Watching Kale's eyes, Bryce said, “High Country Investments.”

Kale's face remained impassive, but his eyes flickered.

“High Country Investments?” Robine asked, “What's that?”

Bryce stared at Kale. “Did you buy ice cream before you went home last Thursday?”

“No,” Kale said flatly.

“The manager of the 7-Eleven store over on Calder Street says you did.”

The muscles in Kale's jaws bulged as he clenched his teeth in anger.

“What about High Country Investments?” Robine asked.

Bryce fired another question at Kale. “Do you know a man named Gene Teer?”

Kale only stared.

“People sometimes just call him ‘Jeeter.'”

Robine said, “Who is he?”

“Leader of the Demon Chrome,” Bryce said, watching Kale.

“It's a motorcycle gang. Jeeter deals drugs. Actually, we've never been able to catch him at it himself, we've only been able to jail some of his people. We leaned on Jeeter about this, and he steered us to someone who admitted supplying Mr. Kale with grass on a random basis. Not Mrs. Kale. She never bought.”

“Who says?” Robine demanded, “This motorcycle creep? This social reject? This drug pusher? He's not a reliable witness!”

“According to our source, Mr. Kale didn't just buy grass last Tuesday. Mr. Kale bought angel dust, too. The man who sold the drugs will testify in return for immunity.”

With animal cunning and suddenness, Kale bolted up, seized the empty chair beside him, threw it across the table at Bryce Hammond, and ran for the door of the interrogation room.

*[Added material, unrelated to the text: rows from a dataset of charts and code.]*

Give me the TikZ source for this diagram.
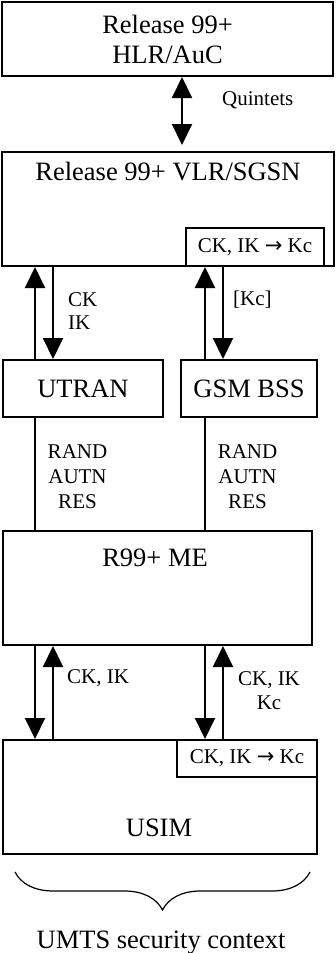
\documentclass[tikz,border=0pt]{standalone}
\usepackage{fontspec}
\setmainfont{Liberation Serif}
\newfontfamily\arrowfont{DejaVu Sans}
\usetikzlibrary{arrows.meta, decorations.pathreplacing}
\newcommand{\conv}{CK, IK {\arrowfont →} Kc}
\tikzset{
  box/.style={draw, line width=2pt, inner sep=0pt},   % plain rectangle
  bigtxt/.style={font=\fontsize{26.5}{30}\selectfont, align=center, inner sep=0pt},
  smalltxt/.style={font=\fontsize{21}{24}\selectfont, align=center, inner sep=0pt},
  wire/.style={line width=2pt},
  flow/.style={wire, -{Triangle[length=21pt,width=20pt]}},
  twoway/.style={wire, {Triangle[length=21pt,width=20pt]}-{Triangle[length=21pt,width=20pt]}},
}

\begin{document}
\begin{tikzpicture}[x=1pt, y=-1pt]
    \useasboundingbox (0,0) rectangle (335,953);

    % x positions of the vertical links
    \coordinate (xq) at (182,0);
    \coordinate (xa) at (35,0);
    \coordinate (xb) at (53,0);
    \coordinate (xc) at (205,0);
    \coordinate (xd) at (223,0);

    % Boxes
    \node[box, bigtxt, minimum width=331pt, minimum height=74pt] (hlr) at (167.5,39) {Release 99+\\HLR/AuC};
    \node[box, minimum width=332pt, minimum height=114pt] (vlr) at (168,209) {};
    \node[bigtxt] (vlrname) at (168,172) {Release 99+ VLR/SGSN};
    \node[box, smalltxt, minimum width=138pt, minimum height=38pt] (vlrconv) at (255,247) {\conv};
    \node[box, bigtxt, minimum width=160pt, minimum height=57pt] (utran) at (83,388.5) {UTRAN};
    \node[box, bigtxt, minimum width=136pt, minimum height=57pt] (bss) at (249,388.5) {GSM BSS};
    \node[box, minimum width=309pt, minimum height=114pt] (me) at (157.5,588) {};
    \node[bigtxt] (mename) at (155,558) {R99+ ME};
    \node[box, minimum width=314pt, minimum height=114pt] (usim) at (160,797) {};
    \node[box, smalltxt, minimum width=140pt, minimum height=37pt] (usimconv) at (247,758.5) {\conv};
    \node[bigtxt] (usimname) at (159,828) {USIM};

    % HLR <-> VLR
    \draw[twoway, shorten >=6pt] (hlr.south -| xq) -- (vlr.north -| xq);
    \node[smalltxt, anchor=west] (quin) at (222,100) {Quintets};

    % VLR <-> access networks
    \draw[flow] (utran.north -| xa) -- (vlr.south -| xa);
    \draw[flow] (vlr.south -| xb) -- (utran.north -| xb);
    \draw[flow] (bss.north -| xc) -- (vlr.south -| xc);
    \draw[flow] (vlr.south -| xd) -- (bss.north -| xd);
    \node[smalltxt, align=left, anchor=west, font=\fontsize{21}{23}\selectfont] (ckik) at (68,311) {CK\\IK};
    \node[smalltxt, anchor=west] (kc) at (233,300) {[Kc]};

    % access networks -- ME
    \draw[wire] (utran.south -| xa) -- (me.north -| xa);
    \draw[wire] (bss.south -| xc) -- (me.north -| xc);
    \node[smalltxt, font=\fontsize{21}{25}\selectfont] (chl) at (77.5,477) {RAND\\AUTN\\RES};
    \node[smalltxt, font=\fontsize{21}{25}\selectfont] (chr) at (247.5,477) {RAND\\AUTN\\RES};

    % ME <-> USIM
    \draw[flow] (me.south -| xa) -- (usim.north -| xa);
    \draw[flow] (usim.north -| xb) -- (me.south -| xb);
    \draw[flow] (me.south -| xc) -- (usim.north -| xc);
    \draw[flow] (usim.north -| xd) -- (me.south -| xd);
    \node[smalltxt, anchor=west] (keysl) at (67,678) {CK, IK};
    \node[smalltxt] (keysr) at (269,691) {CK, IK\\Kc};

    % Security context brace
    \coordinate (brr) at (310,872);
    \coordinate (brl) at (15,872);
    \draw[line width=1.2pt, decorate, decoration={brace, amplitude=38pt, aspect=0.5}] (brr) -- (brl);
    \node[bigtxt, anchor=base] (ctx) at (161,948) {UMTS security context};
\end{tikzpicture}
\end{document}
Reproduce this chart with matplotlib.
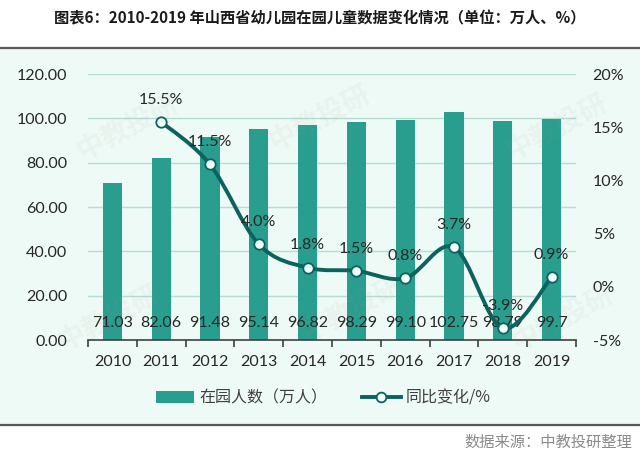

By the time the chair had left Kale's hands and was in the air, Bryce was already up and moving, and it sailed harmlessly past his head. He was around the table when the chair crashed to the floor behind him.

Kale pulled open the door and plunged into the corridor.

Bryce was four steps behind him.

Tal Whitman had come off the window ledge as if he'd been blown off by an explosive charge, and he was one step behind Bryce, shouting.

Reaching the corridor, Bryce saw Fletcher Kale heading for a yellow exit door about twenty feet away. He went after the son of a bitch.

Kale hit the crashbar and flung the metal door open.

Bryce reached him a fraction of a second later, as Kale was setting foot onto the macadamed parking lot.

Sensing Bryce close behind him, Kale turned with catlike fluidity and swung one huge fist.

Bryce ducked the blow, threw a punch of his own, connecting with Kale's hard, flat belly. Then he swung again, hitting him in the neck.

Kale stumbled back, putting his hands to his throat, gagging and choking.

Bryce moved in.

But Kale wasn't as badly stunned as he pretended to be. He leaped forward as Bryce approached and grabbed him in a bear hug.

“Bastard,” Kale said, spraying spittle.

His gray eyes were wide. His lips were skinned back from his teeth in a fierce snarl. He looked lupine.